WHAT TO DO: Copy out, with no alterations, the lines below running from the one containing "Reproduce this chart with matplotlib." to the one containing "from matplotlib.patches import Rectangle", inclusive at each end; pictures are omitted.
·····
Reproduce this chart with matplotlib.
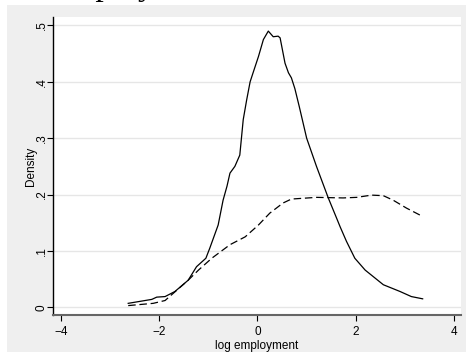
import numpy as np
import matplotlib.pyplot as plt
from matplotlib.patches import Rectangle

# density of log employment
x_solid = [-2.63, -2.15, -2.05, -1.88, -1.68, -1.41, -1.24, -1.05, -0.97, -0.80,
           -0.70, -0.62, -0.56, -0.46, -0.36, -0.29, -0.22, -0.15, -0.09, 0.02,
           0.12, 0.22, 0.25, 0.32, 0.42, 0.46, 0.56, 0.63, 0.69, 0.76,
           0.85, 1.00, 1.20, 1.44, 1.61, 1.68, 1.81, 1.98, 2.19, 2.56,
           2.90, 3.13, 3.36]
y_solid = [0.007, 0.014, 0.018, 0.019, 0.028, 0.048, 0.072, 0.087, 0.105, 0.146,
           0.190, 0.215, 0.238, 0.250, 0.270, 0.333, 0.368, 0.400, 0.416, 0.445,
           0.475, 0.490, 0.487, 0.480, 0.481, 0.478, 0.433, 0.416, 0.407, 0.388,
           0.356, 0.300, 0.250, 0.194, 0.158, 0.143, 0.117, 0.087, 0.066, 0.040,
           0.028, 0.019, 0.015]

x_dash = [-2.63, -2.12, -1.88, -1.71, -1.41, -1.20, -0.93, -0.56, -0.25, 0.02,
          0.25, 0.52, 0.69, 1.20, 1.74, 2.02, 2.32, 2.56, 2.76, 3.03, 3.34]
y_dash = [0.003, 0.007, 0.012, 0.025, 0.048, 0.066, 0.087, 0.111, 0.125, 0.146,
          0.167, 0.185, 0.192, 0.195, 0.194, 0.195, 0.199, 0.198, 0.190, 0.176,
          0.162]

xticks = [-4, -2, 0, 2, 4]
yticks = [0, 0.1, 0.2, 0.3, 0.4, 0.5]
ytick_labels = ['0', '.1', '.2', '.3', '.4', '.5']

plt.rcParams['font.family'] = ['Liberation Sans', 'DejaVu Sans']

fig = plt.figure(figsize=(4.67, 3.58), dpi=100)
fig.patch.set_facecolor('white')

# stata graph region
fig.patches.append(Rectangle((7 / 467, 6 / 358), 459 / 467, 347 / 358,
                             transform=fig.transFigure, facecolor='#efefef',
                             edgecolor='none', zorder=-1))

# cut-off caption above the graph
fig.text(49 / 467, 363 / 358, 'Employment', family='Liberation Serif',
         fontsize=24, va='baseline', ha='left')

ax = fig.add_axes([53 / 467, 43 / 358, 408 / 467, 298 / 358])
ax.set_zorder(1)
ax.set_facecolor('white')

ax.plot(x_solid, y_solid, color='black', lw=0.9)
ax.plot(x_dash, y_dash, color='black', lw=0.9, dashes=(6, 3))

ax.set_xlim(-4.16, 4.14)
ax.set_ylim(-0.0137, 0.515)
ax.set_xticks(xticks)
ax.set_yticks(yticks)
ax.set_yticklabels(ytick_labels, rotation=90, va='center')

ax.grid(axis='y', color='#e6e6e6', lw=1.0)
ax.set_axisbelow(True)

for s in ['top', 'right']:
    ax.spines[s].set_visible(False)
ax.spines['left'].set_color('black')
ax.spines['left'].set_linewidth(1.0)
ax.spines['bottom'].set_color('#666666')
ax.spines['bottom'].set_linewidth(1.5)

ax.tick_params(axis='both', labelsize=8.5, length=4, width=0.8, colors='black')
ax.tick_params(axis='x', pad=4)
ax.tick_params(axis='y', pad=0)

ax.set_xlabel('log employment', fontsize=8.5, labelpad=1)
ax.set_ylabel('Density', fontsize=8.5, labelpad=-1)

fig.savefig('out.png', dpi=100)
·····
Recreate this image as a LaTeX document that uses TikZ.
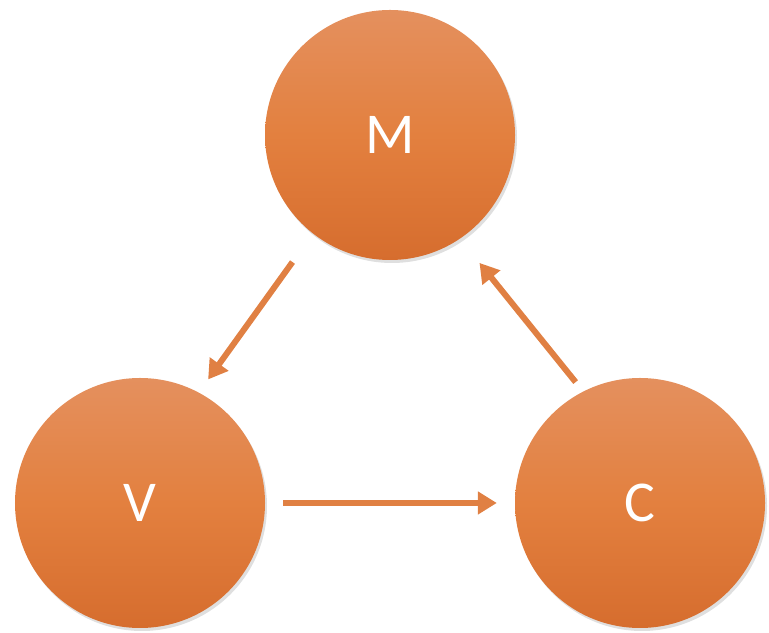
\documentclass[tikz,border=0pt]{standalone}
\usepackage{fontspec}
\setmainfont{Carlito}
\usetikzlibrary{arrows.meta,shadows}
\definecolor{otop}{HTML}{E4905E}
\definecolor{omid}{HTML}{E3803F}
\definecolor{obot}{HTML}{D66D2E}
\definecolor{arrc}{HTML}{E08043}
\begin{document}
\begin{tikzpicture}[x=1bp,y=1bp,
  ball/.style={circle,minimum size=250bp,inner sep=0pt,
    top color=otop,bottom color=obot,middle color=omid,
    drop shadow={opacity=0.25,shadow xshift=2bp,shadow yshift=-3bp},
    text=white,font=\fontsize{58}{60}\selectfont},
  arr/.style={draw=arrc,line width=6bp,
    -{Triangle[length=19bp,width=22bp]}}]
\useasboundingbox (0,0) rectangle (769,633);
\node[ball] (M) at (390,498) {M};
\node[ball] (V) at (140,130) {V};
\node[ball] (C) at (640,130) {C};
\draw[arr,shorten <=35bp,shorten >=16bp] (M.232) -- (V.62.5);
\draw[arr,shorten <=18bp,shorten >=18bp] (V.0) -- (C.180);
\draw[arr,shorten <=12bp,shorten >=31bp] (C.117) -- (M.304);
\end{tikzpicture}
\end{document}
·····
TASK ANSWER:
Reproduce this chart with matplotlib.
import numpy as np
import matplotlib.pyplot as plt
from matplotlib.patches import Rectangle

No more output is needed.